In fact, he now acknowledges not only that he should have told the PM and his own Permanent Secretary of his arrangements, but that the original loan was itself a mistake. This admission, and his prompt resignation, should separate him from the desperate, last-ditch denials of the last Conservative government. Peter Lilley's denunciation of Mandelson's "hanging on to office" was, for those with memories, one of the two comic highlights of the day. (The other was the greeting of the news in Mr Mandelson's constituency with the words, "this is a dark day for Hartlepool".)
That, however, is not the end of the story. There is a very big lesson here for New Labour, and it is one that they should learn from their friends before their enemies teach it to them in a much more unpalatable way. It is one thing to lose the ancient contempt and hatred felt by the left for wealth creators and the rich. It is quite another to adopt an unthinking admiration for the ways of the wealthy. Tax avoidance, though legal, is not admirable. The rich may be genuinely charitable, but they also use their wealth to purchase influence, much as I use working for The Independent as a convenient threat against tardy officials and inefficient companies. The endowed hardly know themselves that this is what they are about.

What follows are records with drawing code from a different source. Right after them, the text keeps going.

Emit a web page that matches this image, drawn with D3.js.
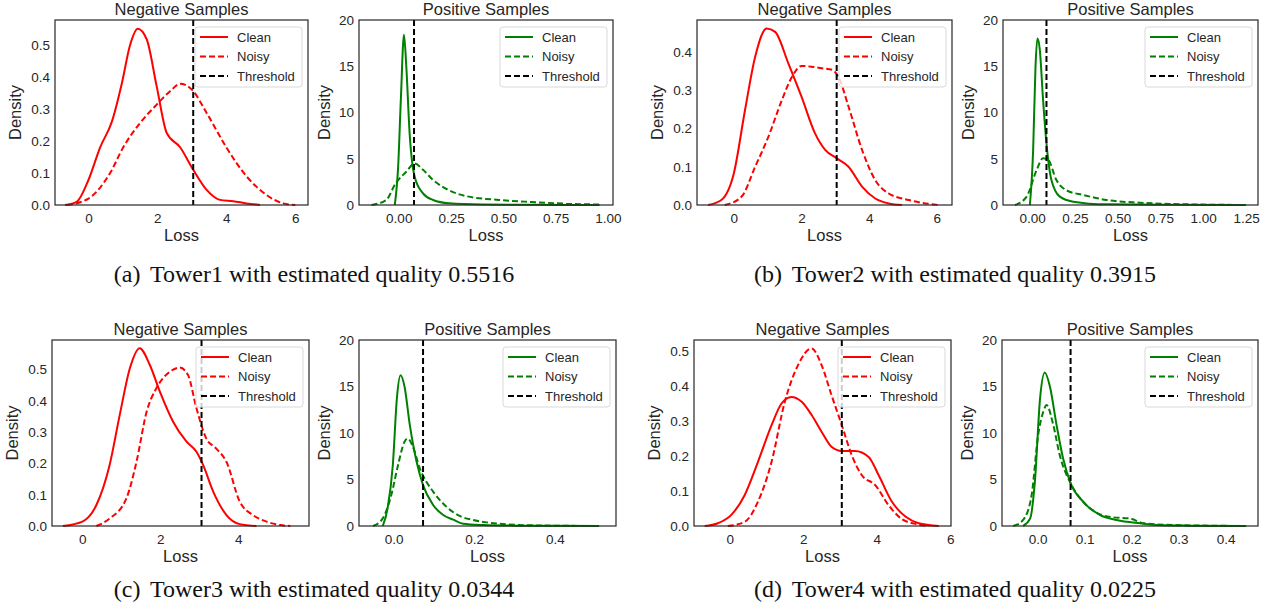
<!DOCTYPE html>
<head>
    <meta charset="utf-8">
    <style>
        body { margin: 0; background: #fff; }
        text { font-family: "Liberation Sans", Arial, sans-serif; fill: #262626; }
        .cap { font-family: "Liberation Serif", "Times New Roman", serif; fill: #111; }
    </style>
</head>
<body>
<div id="chart-area"></div>
<script src="https://cdn.jsdelivr.net/npm/d3@7"></script>
<script>
// captions / thresholds
var towers = ["Tower1", "Tower2", "Tower3", "Tower4"]
var letters = ["a", "b", "c", "d"]
var qualities = ["0.5516", "0.3915", "0.0344", "0.0225"]
var negThresholds = [3.04, 3.04, 3.06, 3.05]
var posThresholds = [0.073, 0.084, 0.073, 0.070]

// density curves: [loss, density]
var t1NegClean = [[-0.68,0],[-0.34,0.01],[0,0.078],[0.34,0.18],[0.68,0.26],[0.97,0.38],[1.21,0.5],[1.43,0.55],[1.69,0.517],[1.98,0.37],[2.27,0.225],[2.66,0.18],[3.04,0.11],[3.43,0.047],[3.82,0.016],[4.2,0.012],[4.59,0.005],[4.98,0]]
var t1NegNoisy = [[-0.62,0],[0,0.02],[0.63,0.1],[1.01,0.18],[1.5,0.256],[1.98,0.313],[2.37,0.355],[2.66,0.378],[3.0,0.36],[3.43,0.287],[4.0,0.18],[4.59,0.089],[5.17,0.031],[5.65,0.005],[6.0,0]]
var t1PosClean = [[-0.019,0],[-0.003,4.1],[0.01,11.4],[0.025,18.4],[0.036,15],[0.052,7.75],[0.076,3.06],[0.116,1.26],[0.164,0.54],[0.24,0.18],[0.4,0.05],[0.64,0.02],[0.96,0]]
var t1PosNoisy = [[-0.13,0],[-0.06,0.54],[-0.015,2.34],[0.036,3.6],[0.076,4.5],[0.116,3.8],[0.164,2.7],[0.24,1.6],[0.32,0.97],[0.48,0.54],[0.64,0.32],[0.8,0.14],[0.96,0.05]]

var t2NegClean = [[-0.76,0],[-0.37,0.013],[0,0.083],[0.33,0.248],[0.63,0.387],[0.97,0.461],[1.22,0.452],[1.61,0.37],[2.0,0.283],[2.4,0.187],[2.7,0.144],[3.04,0.122],[3.39,0.1],[3.79,0.048],[4.18,0.017],[4.58,0.004],[4.97,0]]
var t2NegNoisy = [[-0.27,0],[0.23,0.022],[0.63,0.1],[1.02,0.178],[1.42,0.274],[1.72,0.335],[2.0,0.363],[2.3,0.361],[2.6,0.357],[2.9,0.353],[3.09,0.335],[3.39,0.257],[3.79,0.144],[4.18,0.065],[4.58,0.03],[5.17,0.013],[5.76,0.003],[6.06,0]]
var t2PosClean = [[-0.013,0],[0.006,5.9],[0.02,15],[0.031,18],[0.045,16.8],[0.064,11.4],[0.084,6.67],[0.113,2.7],[0.162,0.9],[0.24,0.36],[0.435,0.07],[0.825,0.02],[1.25,0]]
var t2PosNoisy = [[-0.1,0],[-0.032,0.9],[0.027,3.8],[0.064,5.05],[0.093,4.9],[0.142,2.7],[0.2,1.6],[0.3,1.08],[0.435,0.54],[0.63,0.25],[0.825,0.11],[1.02,0.04],[1.25,0]]

var t3NegClean = [[-0.5,0],[0,0.014],[0.36,0.067],[0.7,0.195],[0.96,0.355],[1.22,0.504],[1.47,0.568],[1.73,0.515],[1.99,0.429],[2.33,0.333],[2.67,0.27],[2.93,0.237],[3.1,0.195],[3.36,0.11],[3.7,0.035],[4.04,0.006],[4.47,0]]
var t3NegNoisy = [[0.36,0],[0.7,0.024],[1.13,0.088],[1.39,0.205],[1.65,0.365],[1.9,0.44],[2.25,0.493],[2.5,0.506],[2.71,0.483],[2.93,0.376],[3.18,0.28],[3.44,0.247],[3.7,0.205],[4.04,0.078],[4.38,0.035],[4.73,0.014],[5.08,0.003],[5.34,0]]
var t3PosClean = [[-0.027,0],[-0.015,1.9],[-0.002,6.56],[0.008,13.7],[0.017,16.2],[0.027,15],[0.04,10.9],[0.057,6.9],[0.073,4.4],[0.098,2.26],[0.123,1.18],[0.148,0.68],[0.172,0.25],[0.222,0.11],[0.305,0.04],[0.51,0]]
var t3PosNoisy = [[-0.051,0],[-0.027,0.82],[-0.006,3.3],[0.011,6.56],[0.027,9.07],[0.035,9.4],[0.048,8.5],[0.065,6.2],[0.098,3.7],[0.131,2.08],[0.164,1.08],[0.197,0.65],[0.23,0.39],[0.28,0.18],[0.346,0.07],[0.51,0]]

var t4NegClean = [[-0.68,0],[-0.32,0.008],[0.045,0.032],[0.41,0.089],[0.77,0.184],[1.14,0.289],[1.41,0.351],[1.68,0.37],[1.96,0.356],[2.23,0.318],[2.5,0.27],[2.77,0.227],[3.05,0.215],[3.41,0.215],[3.78,0.198],[4.05,0.146],[4.41,0.07],[4.78,0.027],[5.14,0.008],[5.69,0]]
var t4NegNoisy = [[-0.05,0],[0.41,0.012],[0.77,0.07],[1.14,0.184],[1.5,0.356],[1.86,0.461],[2.23,0.509],[2.5,0.461],[2.77,0.375],[3.05,0.289],[3.32,0.203],[3.59,0.146],[3.96,0.117],[4.32,0.06],[4.68,0.02],[5.05,0.006],[5.41,0]]
var t4PosClean = [[-0.031,0],[-0.016,0.82],[-0.006,4.77],[0.005,13.7],[0.015,16.5],[0.026,15],[0.04,10.9],[0.054,7.28],[0.07,4.6],[0.097,2.6],[0.133,1.18],[0.168,0.65],[0.218,0.29],[0.253,0.11],[0.324,0.04],[0.444,0]]
var t4PosNoisy = [[-0.052,0],[-0.031,0.65],[-0.013,3.3],[0.001,9.8],[0.012,12.3],[0.019,13],[0.033,10.9],[0.047,7.6],[0.07,4.6],[0.097,2.6],[0.133,1.25],[0.161,0.93],[0.196,0.82],[0.225,0.29],[0.289,0.11],[0.444,0]]

// axis setup per panel
var negXDomains = [[-0.97, 6.37], [-1.09, 6.45], [-0.78, 5.82], [-0.97, 6.02]]
var negYMax = [0.577, 0.483, 0.594, 0.533]
var negXTicks = [[0, 2, 4, 6], [0, 2, 4, 6], [0, 2, 4], [0, 2, 4, 6]]
var negYTicks = [[0, 0.1, 0.2, 0.3, 0.4, 0.5], [0, 0.1, 0.2, 0.3, 0.4], [0, 0.1, 0.2, 0.3, 0.4, 0.5], [0, 0.1, 0.2, 0.3, 0.4, 0.5]]
var posXDomains = [[-0.19, 1.024], [-0.17, 1.32], [-0.086, 0.552], [-0.076, 0.469]]
var posXTicks = [[0, 0.25, 0.5, 0.75, 1], [0, 0.25, 0.5, 0.75, 1, 1.25], [0, 0.2, 0.4], [0, 0.1, 0.2, 0.3, 0.4]]
var posXFormat = [".2f", ".2f", ".1f", ".1f"]
var posYTicks = [0, 5, 10, 15, 20]

var negCurves = [[t1NegClean, t1NegNoisy], [t2NegClean, t2NegNoisy], [t3NegClean, t3NegNoisy], [t4NegClean, t4NegNoisy]]
var posCurves = [[t1PosClean, t1PosNoisy], [t2PosClean, t2PosNoisy], [t3PosClean, t3PosNoisy], [t4PosClean, t4PosNoisy]]

// frame boxes [left, top, width, height]
var negBoxes = [[55, 20, 253, 185], [697, 20, 255, 185], [52, 340, 257, 186], [694, 340, 257, 186]]
var posBoxes = [[359, 20, 254, 185], [1003, 20, 255, 185], [359, 340, 257, 186], [1002, 340, 256, 186]]
var capCenters = [[314, 282], [955, 282], [314, 597], [955, 597]]

var svg = d3.select("#chart-area").append("svg")
    .attr("width", 1270).attr("height", 613)

function panel(box, xDom, yMax, xTicks, yTicks, xFmt, yFmt, curves, color, thr, title, labOff) {
    var g = svg.append("g").attr("transform", `translate(${box[0]},${box[1]})`)
    var w = box[2], h = box[3]
    var x = d3.scaleLinear().domain(xDom).range([0, w])
    var y = d3.scaleLinear().domain([0, yMax]).range([h, 0])

    g.append("g").attr("transform", `translate(0,${h})`)
        .call(d3.axisBottom(x).tickValues(xTicks).tickFormat(d3.format(xFmt)).tickSize(0).tickPadding(8))
    g.append("g")
        .call(d3.axisLeft(y).tickValues(yTicks).tickFormat(d3.format(yFmt)).tickSize(0).tickPadding(5))
    g.selectAll(".domain").remove()
    g.selectAll(".tick text").style("font-size", "13.5px").style("fill", "#262626")
        .style("font-family", "'Liberation Sans', Arial, sans-serif")

    var line = d3.line().x(d => x(d[0])).y(d => y(d[1])).curve(d3.curveMonotoneX)
    g.append("path").datum(curves[0]).attr("d", line)
        .attr("fill", "none").attr("stroke", color).attr("stroke-width", 2)
    g.append("path").datum(curves[1]).attr("d", line)
        .attr("fill", "none").attr("stroke", color).attr("stroke-width", 2).attr("stroke-dasharray", "6,3")

    g.append("line").attr("x1", x(thr)).attr("x2", x(thr)).attr("y1", 0).attr("y2", h)
        .attr("stroke", "#000").attr("stroke-width", 2).attr("stroke-dasharray", "6,3")

    g.append("rect").attr("width", w).attr("height", h)
        .attr("fill", "none").attr("stroke", "#262626").attr("stroke-width", 1.2)

    g.append("text").attr("x", w / 2).attr("y", -5).attr("text-anchor", "middle")
        .style("font-size", "16.5px").text(title)
    g.append("text").attr("x", w / 2).attr("y", h + 36).attr("text-anchor", "middle")
        .style("font-size", "16.5px").text("Loss")
    g.append("text").attr("transform", `translate(${-labOff},${h / 2}) rotate(-90)`)
        .attr("text-anchor", "middle").style("font-size", "16.5px").text("Density")

    // legend
    var lw = 107, lh = 60
    var lg = g.append("g").attr("transform", `translate(${w - lw - 6},7)`)
    lg.append("rect").attr("width", lw).attr("height", lh).attr("rx", 3)
        .attr("fill", "rgba(255,255,255,0.8)").attr("stroke", "#d9d9d9").attr("stroke-width", 1)
    var items = [["Clean", color, null], ["Noisy", color, "6,3"], ["Threshold", "#000", "6,3"]]
    items.forEach((it, i) => {
        var yy = 10 + i * 19.5
        lg.append("line").attr("x1", 5).attr("x2", 33).attr("y1", yy).attr("y2", yy)
            .attr("stroke", it[1]).attr("stroke-width", 2).attr("stroke-dasharray", it[2])
        lg.append("text").attr("x", 42).attr("y", yy + 4.5).style("font-size", "13px").text(it[0])
    })
}

towers.forEach((t, i) => {
    panel(negBoxes[i], negXDomains[i], negYMax[i], negXTicks[i], negYTicks[i], "d", ".1f",
        negCurves[i], "red", negThresholds[i], "Negative Samples", 34)
    panel(posBoxes[i], posXDomains[i], 20, posXTicks[i], posYTicks, posXFormat[i], "d",
        posCurves[i], "green", posThresholds[i], "Positive Samples", 29)
    var cap = svg.append("text").attr("class", "cap")
        .attr("x", capCenters[i][0]).attr("y", capCenters[i][1]).attr("text-anchor", "middle")
        .style("font-size", "24px")
    cap.append("tspan").text(`(${letters[i]})`)
    cap.append("tspan").attr("dx", 4).text(` ${t} with estimated quality ${qualities[i]}`)
})
</script>
</body>
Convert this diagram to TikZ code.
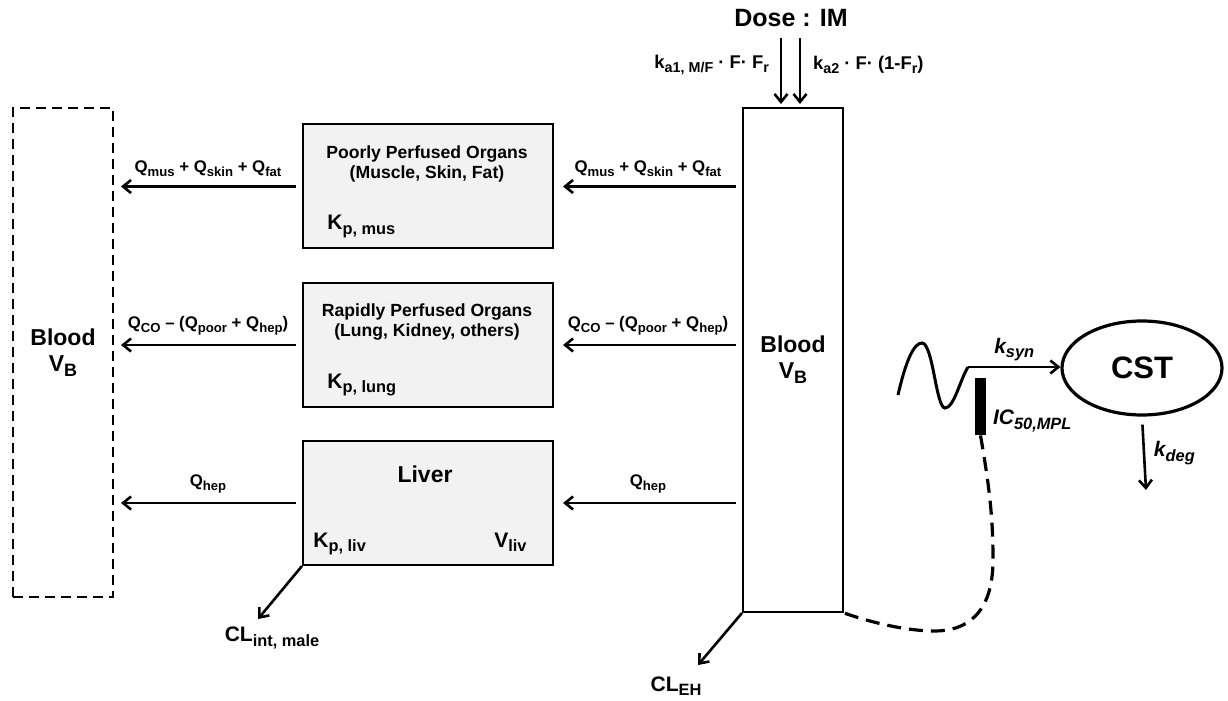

In other words, you can be wrong without doing wrong. That sense, not fear of the press, should inform the actions of ministers. Like Cecil Parkinson, Peter Mandelson will be back, for he has done the honourable thing. But the health of the Government (a government that this country still wants to see succeed) depends on maintaining a higher degree of humility than some of its members have shown. They surely know this now.